The HPA team took a total of 133 cloths, and found that 86 carried faecal bacteria, 21 carried E. coli, six were host to Staphylococcus aureus, and five carried Listeria.

Although it is not clear whether the E.coli strains found would make a diner ill, the S. aureus and Listeria definitely fell into the "potentially harmful" category, with the strain of Listeria found on three of the cloths considered particularly dangerous in vulnerable groups such as the elderly and very young.

Many of the restaurants surveyed also fell down on basic good hygiene practice, with 24 of the cloths used on both raw meat and ready-to-eat food preparation areas.

Only a third of the premises used disposable cloths - the remainder had "reusable cloths" and 15% were unsure how often they were changed.

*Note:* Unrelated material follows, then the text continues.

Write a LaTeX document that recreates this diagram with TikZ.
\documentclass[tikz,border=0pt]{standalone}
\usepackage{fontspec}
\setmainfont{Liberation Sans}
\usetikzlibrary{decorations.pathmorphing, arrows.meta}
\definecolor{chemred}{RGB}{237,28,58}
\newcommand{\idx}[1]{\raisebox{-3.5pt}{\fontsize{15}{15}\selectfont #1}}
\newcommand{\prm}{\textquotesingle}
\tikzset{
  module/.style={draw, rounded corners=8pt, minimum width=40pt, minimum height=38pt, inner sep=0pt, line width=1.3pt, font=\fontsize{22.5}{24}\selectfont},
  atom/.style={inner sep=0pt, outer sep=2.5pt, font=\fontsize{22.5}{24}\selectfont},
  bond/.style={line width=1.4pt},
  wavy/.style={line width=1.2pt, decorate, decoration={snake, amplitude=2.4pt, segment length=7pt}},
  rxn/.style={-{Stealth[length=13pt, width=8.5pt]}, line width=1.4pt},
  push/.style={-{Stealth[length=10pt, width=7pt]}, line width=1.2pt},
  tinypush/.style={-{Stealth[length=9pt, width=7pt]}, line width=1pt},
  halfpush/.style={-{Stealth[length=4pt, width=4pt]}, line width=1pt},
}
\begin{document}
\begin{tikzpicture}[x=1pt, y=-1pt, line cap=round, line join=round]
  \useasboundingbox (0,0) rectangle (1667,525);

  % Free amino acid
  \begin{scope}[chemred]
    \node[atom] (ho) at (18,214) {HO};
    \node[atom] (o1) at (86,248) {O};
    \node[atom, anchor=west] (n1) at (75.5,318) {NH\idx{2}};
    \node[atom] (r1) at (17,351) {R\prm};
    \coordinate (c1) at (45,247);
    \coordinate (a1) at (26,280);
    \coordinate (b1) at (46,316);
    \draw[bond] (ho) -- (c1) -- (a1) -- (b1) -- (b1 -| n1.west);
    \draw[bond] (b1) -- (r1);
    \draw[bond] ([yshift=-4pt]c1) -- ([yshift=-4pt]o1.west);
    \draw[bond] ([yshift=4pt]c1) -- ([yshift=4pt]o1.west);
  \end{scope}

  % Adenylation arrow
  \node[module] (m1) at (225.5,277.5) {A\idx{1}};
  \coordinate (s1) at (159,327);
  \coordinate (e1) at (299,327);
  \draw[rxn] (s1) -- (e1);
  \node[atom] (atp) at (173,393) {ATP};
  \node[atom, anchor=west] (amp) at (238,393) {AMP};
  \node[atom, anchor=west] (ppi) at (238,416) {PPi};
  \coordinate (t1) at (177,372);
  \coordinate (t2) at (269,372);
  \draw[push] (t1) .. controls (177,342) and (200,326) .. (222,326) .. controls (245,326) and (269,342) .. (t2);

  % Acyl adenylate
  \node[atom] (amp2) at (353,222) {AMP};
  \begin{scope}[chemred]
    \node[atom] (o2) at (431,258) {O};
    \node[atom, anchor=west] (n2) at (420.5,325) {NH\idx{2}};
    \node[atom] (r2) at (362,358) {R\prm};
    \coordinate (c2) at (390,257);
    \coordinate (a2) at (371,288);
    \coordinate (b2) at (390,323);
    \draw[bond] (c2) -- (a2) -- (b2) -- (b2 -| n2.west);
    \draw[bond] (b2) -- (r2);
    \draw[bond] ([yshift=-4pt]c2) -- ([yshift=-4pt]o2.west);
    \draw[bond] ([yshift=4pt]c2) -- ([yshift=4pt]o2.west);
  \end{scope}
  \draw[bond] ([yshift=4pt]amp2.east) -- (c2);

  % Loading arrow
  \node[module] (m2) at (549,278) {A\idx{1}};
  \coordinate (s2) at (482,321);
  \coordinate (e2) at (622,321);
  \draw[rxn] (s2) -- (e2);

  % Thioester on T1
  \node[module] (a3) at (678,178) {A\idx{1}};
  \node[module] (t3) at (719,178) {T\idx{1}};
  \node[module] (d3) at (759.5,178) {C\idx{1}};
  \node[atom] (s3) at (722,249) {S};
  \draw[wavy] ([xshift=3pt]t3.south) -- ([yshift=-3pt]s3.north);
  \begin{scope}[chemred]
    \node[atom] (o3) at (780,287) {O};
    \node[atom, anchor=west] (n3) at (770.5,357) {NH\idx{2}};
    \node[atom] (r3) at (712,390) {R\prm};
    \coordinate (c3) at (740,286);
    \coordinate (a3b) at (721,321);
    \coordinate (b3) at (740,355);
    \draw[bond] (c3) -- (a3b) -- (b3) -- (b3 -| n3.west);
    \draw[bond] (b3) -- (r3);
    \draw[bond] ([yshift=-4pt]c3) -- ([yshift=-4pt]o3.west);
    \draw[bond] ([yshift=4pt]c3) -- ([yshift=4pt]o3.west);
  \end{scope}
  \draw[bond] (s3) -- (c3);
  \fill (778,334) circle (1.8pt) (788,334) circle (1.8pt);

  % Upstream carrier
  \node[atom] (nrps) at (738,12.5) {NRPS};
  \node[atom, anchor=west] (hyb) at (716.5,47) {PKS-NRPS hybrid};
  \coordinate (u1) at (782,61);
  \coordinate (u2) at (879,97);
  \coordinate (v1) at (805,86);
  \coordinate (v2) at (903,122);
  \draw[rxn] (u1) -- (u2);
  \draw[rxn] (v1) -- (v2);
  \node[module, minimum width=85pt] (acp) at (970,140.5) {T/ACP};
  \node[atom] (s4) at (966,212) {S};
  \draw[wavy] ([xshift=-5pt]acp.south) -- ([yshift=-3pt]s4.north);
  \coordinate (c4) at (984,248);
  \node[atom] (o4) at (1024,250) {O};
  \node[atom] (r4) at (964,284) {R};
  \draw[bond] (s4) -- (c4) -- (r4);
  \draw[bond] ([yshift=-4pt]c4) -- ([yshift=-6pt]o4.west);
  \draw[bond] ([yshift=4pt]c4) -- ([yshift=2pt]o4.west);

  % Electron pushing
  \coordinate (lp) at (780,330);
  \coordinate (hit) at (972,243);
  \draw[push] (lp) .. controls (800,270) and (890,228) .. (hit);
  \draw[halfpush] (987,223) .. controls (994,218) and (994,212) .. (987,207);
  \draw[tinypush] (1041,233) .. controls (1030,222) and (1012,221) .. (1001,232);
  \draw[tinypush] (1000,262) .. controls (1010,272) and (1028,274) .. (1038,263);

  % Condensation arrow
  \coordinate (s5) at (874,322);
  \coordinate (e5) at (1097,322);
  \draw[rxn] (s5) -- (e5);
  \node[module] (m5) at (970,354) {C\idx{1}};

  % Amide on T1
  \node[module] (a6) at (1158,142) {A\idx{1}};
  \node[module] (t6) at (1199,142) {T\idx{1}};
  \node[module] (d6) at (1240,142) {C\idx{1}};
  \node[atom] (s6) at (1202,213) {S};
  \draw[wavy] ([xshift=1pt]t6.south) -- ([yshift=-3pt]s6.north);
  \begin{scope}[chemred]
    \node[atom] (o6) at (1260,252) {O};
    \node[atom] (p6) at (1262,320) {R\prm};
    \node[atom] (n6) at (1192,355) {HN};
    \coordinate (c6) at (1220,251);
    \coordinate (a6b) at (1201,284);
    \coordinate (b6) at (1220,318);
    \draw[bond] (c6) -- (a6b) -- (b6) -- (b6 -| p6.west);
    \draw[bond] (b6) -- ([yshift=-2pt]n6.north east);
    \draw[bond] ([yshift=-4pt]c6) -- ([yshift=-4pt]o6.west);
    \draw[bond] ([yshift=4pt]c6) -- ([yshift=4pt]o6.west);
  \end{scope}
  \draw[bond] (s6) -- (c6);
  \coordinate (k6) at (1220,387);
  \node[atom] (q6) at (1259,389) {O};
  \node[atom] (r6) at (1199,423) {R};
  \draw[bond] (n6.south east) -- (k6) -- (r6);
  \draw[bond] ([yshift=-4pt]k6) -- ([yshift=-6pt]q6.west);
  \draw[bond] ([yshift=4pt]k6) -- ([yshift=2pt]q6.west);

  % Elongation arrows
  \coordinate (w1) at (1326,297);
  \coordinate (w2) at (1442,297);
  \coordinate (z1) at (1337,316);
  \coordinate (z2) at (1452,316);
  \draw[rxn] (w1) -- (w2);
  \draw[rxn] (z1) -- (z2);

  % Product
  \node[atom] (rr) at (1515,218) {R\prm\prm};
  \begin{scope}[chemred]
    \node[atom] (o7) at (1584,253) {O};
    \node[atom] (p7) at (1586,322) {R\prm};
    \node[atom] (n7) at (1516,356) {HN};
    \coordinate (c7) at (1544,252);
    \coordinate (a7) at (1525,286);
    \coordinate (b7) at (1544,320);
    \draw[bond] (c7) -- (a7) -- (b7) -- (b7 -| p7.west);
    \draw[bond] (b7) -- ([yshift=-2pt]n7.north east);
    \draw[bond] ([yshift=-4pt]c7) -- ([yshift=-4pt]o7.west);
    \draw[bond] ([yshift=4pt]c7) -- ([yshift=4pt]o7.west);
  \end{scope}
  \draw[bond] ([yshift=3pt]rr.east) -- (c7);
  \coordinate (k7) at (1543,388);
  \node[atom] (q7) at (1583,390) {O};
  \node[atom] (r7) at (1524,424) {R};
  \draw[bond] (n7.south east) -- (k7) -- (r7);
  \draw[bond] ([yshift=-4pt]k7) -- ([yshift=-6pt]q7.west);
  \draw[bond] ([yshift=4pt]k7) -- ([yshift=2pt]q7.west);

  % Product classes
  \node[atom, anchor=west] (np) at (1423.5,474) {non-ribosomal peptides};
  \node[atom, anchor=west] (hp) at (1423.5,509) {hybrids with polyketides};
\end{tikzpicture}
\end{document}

Dr John Piggott, from the HPA laboratory in Leeds which led the survey, which is being presented to the HPA's annual conference, said that all the premises visited had been issued with advice and would be revisited to see if things had improved.

He said: "Although many disinfected their cloths with bleach or other disinfectants, soaking does not remove the food on which the bacteria grow."

Dr Paul Cosford, also from the HPA, added: "The findings indicate problems with poor hygiene practices.

"Exposure to these harmful bacteria can cause food poisoning which is unpleasant for most people but for some - particularly the very young, very old, and pregnant women - it can have serious consequences."

Jenny Morris, the principal policy officer at the Chartered Institute for Environmental Health, said that many restaurants and takeaways were good at following "more complicated" requirements for good hygiene, but fell down on simple things such as dishcloths.

She said: "The problem is, that if you fail on the basics, you are relying on good luck to prevent something bad happening to the people eating at your establishment."